> **EXERCISE GOAL**:
From the entries that follow, extract each line holding the string "matplotlib".

> **DATA LINES**:
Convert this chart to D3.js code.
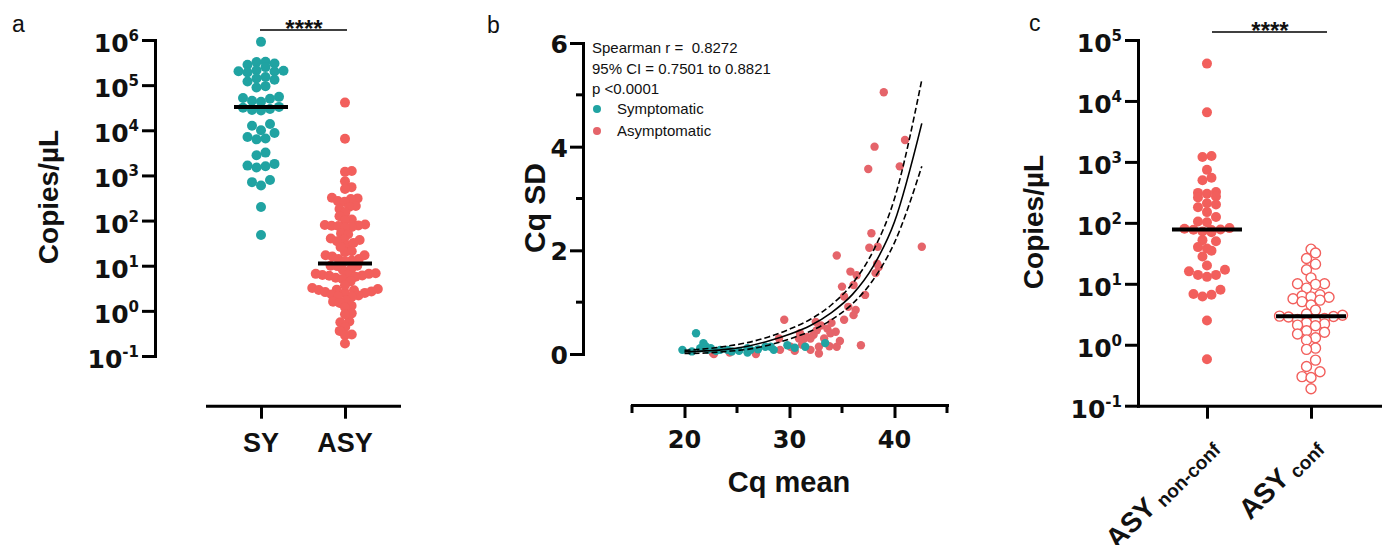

==

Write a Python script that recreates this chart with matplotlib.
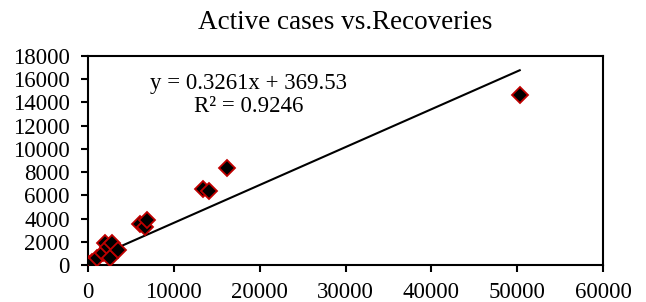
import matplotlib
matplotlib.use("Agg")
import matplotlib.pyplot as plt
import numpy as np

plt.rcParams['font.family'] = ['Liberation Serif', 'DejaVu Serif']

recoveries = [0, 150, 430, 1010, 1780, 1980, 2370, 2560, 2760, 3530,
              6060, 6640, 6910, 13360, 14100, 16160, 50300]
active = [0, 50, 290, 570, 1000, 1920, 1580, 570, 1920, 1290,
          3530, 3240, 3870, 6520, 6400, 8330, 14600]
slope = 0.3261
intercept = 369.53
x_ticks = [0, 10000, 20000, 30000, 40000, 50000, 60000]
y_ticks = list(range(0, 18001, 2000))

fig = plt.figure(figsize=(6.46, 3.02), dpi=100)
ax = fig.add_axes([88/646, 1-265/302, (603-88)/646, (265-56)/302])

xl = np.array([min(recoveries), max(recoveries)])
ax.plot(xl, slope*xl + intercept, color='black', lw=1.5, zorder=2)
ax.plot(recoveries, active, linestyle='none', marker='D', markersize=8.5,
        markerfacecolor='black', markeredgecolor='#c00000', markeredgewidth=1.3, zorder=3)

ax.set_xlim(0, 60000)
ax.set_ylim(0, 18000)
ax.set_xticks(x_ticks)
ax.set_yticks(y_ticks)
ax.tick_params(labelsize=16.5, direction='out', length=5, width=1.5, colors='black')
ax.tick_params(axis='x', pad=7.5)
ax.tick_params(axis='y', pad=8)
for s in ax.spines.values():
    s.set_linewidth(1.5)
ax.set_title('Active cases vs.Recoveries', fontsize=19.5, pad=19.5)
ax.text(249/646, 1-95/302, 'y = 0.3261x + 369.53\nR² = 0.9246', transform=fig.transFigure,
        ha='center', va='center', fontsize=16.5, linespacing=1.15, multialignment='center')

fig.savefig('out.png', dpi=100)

...

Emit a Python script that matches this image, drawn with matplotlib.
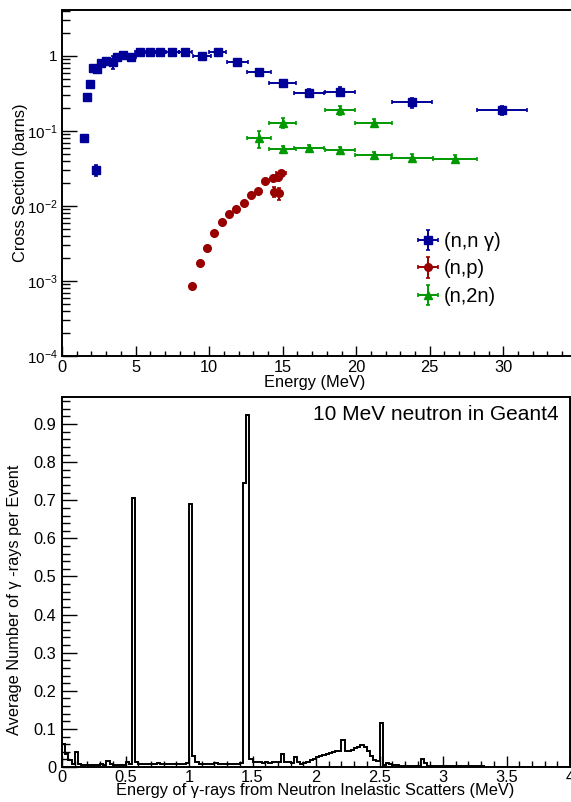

> **ANSWER**:
Write a Python script that recreates this chart with matplotlib.
import matplotlib
matplotlib.use("Agg")
import matplotlib.pyplot as plt
Emit a Python script that matches this image, drawn with matplotlib.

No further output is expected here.